A Mindset That Scales

Improvement is not a matter of time served—it is the result of intention applied repeatedly under pressure. The practitioners who progress the fastest operate with definite optimism: they possess a clear picture of the grappler they intend to become and organize their training to move relentlessly in that direction. Each round is an experiment. Each position is a problem to be solved. They are not merely accumulating techniques; they are constructing a system.

Other mindsets exist, and most practitioners drift into them unknowingly. Definite pessimism appears when someone relies entirely on imitation—copying sequences that already work for others, drilling without understanding, and accepting technical ceilings as permanent. This approach can function, but it never truly evolves. It reproduces what already exists without creating anything unique.

Indefinite pessimism is more subtle and more damaging. It shows up as low expectations and passive training: rolling without a goal, tapping without reflection, trusting that mat time alone will do the work.
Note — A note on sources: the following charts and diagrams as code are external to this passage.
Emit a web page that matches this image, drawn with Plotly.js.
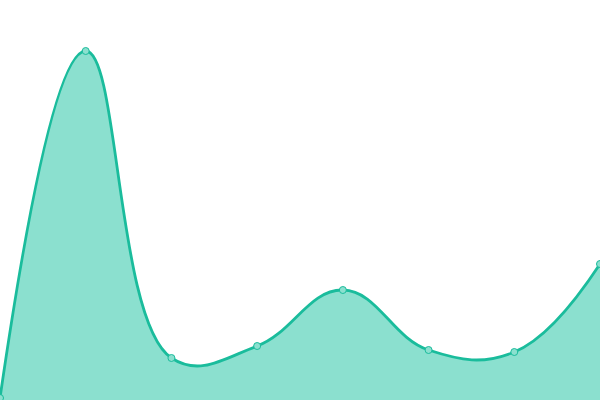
<!DOCTYPE html>
<html>
<head>
<meta charset="utf-8">
<script src="https://cdn.plot.ly/plotly-3.0.1.min.js"></script>
<style>html,body{margin:0;padding:0;background:#fff;}#chart{width:600px;height:400px;}</style>
</head>
<body>
<div id="chart"></div>
<script>
const categories = [0, 1, 2, 3, 4, 5, 6, 7];
const values = [2, 349, 42, 54, 110, 50, 48, 136];

Plotly.newPlot('chart', [{
  x: categories,
  y: values,
  type: 'scatter',
  mode: 'lines+markers',
  fill: 'tozeroy',
  fillcolor: '#8be0cf',
  line: {color: '#1abc9c', width: 2.8, shape: 'spline', smoothing: 1.2},
  marker: {size: 7, color: '#8be0cf', line: {color: '#1abc9c', width: 1}},
  cliponaxis: false,
  hoverinfo: 'none'
}], {
  width: 600, height: 400,
  margin: {l: 0, r: 0, t: 0, b: 0, pad: 0},
  paper_bgcolor: '#fff', plot_bgcolor: '#fff',
  showlegend: false,
  xaxis: {range: [0, 7], visible: false, fixedrange: true},
  yaxis: {range: [0, 400], visible: false, fixedrange: true}
}, {displayModeBar: false, staticPlot: true});
</script>
</body>
</html>
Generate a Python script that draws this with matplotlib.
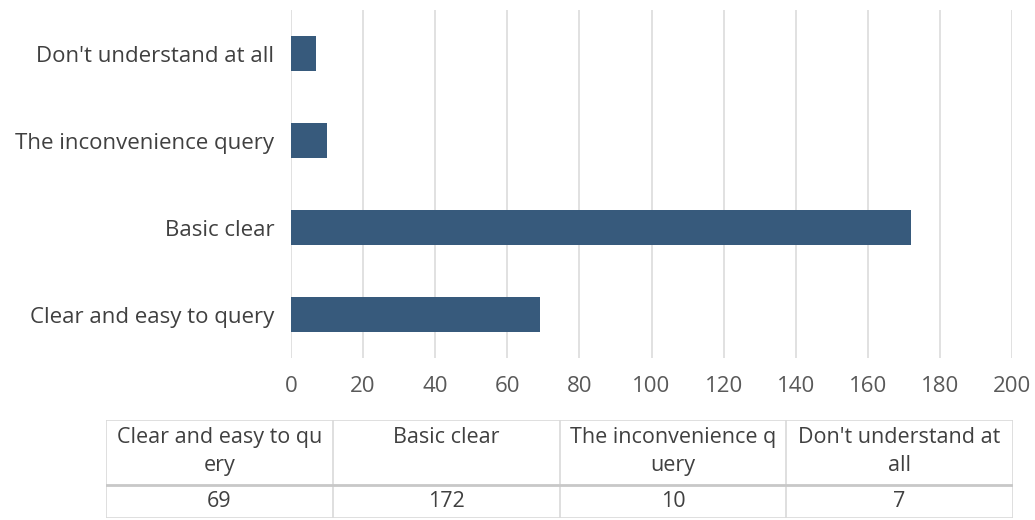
import matplotlib.pyplot as plt

categories = ["Clear and easy to query", "Basic clear",
              "The inconvenience query", "Don't understand at all"]
counts = [69, 172, 10, 7]
table_headers = ["Clear and easy to qu\nery", "Basic clear",
                 "The inconvenience q\nuery", "Don't understand at\nall"]
x_ticks = list(range(0, 201, 20))

bar_color = "#375a7c"
text_color = "#404040"
grid_color = "#d9d9d9"
main_font = ["Open Sans", "DejaVu Sans"]

fig = plt.figure(figsize=(10.35, 5.2), dpi=100)

# bar chart
ax = fig.add_axes([291 / 1035, 1 - 358 / 520, (1012 - 291) / 1035, 348 / 520])
ax.barh(range(len(categories)), counts, height=0.4, color=bar_color, zorder=3)
ax.set_xlim(0, 200)
ax.set_ylim(-0.5, len(categories) - 0.5)
ax.set_xticks(x_ticks)
ax.set_xticklabels([str(t) for t in x_ticks], fontsize=16, family=main_font,
                   color="#595959")
ax.set_yticks(range(len(categories)))
ax.set_yticklabels(categories, fontsize=16, family=main_font, color=text_color)
ax.tick_params(axis="both", length=0)
ax.tick_params(axis="x", pad=13)
ax.tick_params(axis="y", pad=12)
ax.grid(axis="x", color=grid_color, linewidth=1.1, zorder=0)
for side in ax.spines.values():
    side.set_visible(False)

# data table below the chart
tab = fig.add_axes([106 / 1035, 1 - 518 / 520, (1013 - 106) / 1035, 98 / 520])
tab.set_xlim(0, len(categories))
tab.set_ylim(0, 3)
tab.axis("off")
line_kw = dict(color=grid_color, linewidth=1.2)
for x in range(len(categories) + 1):
    tab.plot([x, x], [0, 3], **line_kw)
tab.plot([0, len(categories)], [3, 3], **line_kw)
tab.plot([0, len(categories)], [1, 1], color="#c8c8c8", linewidth=2)
tab.plot([0, len(categories)], [0, 0], **line_kw)
for i, (head, val) in enumerate(zip(table_headers, counts)):
    tab.text(i + 0.5, 2.78, head, ha="center", va="top", fontsize=15.5,
             family=main_font, color=text_color, linespacing=1.4)
    tab.text(i + 0.5, 0.5, str(val), ha="center", va="center", fontsize=15.5,
             family=main_font, color=text_color)

fig.savefig("out.png", dpi=100)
Jiu-jitsu is unforgiving to this mindset. If you expect little from yourself, the art will give you exactly that—no more, no less.

The most common trap is indefinite optimism: the belief that the future will improve simply because you are showing up. While consistency matters, hope without structure is unsustainable. Evolution in jiu-jitsu does not occur by accident. It happens because someone identifies a specific weakness, designs a response, pressure-tests it, and refines it until it becomes reliable against resistance. Growth follows plans, not wishes.

A strong mindset, then, is evolutionary by design. You must decide what problems you are solving and why. Survival before dominance. Position before submission. Control before speed. When your training aligns with a defined objective, optimism becomes practical. Over time, this clarity compounds. Your reactions sharpen. Your confidence stabilizes. And what once felt chaotic begins to feel inevitable—not because the art became easier, but because you built yourself to meet it.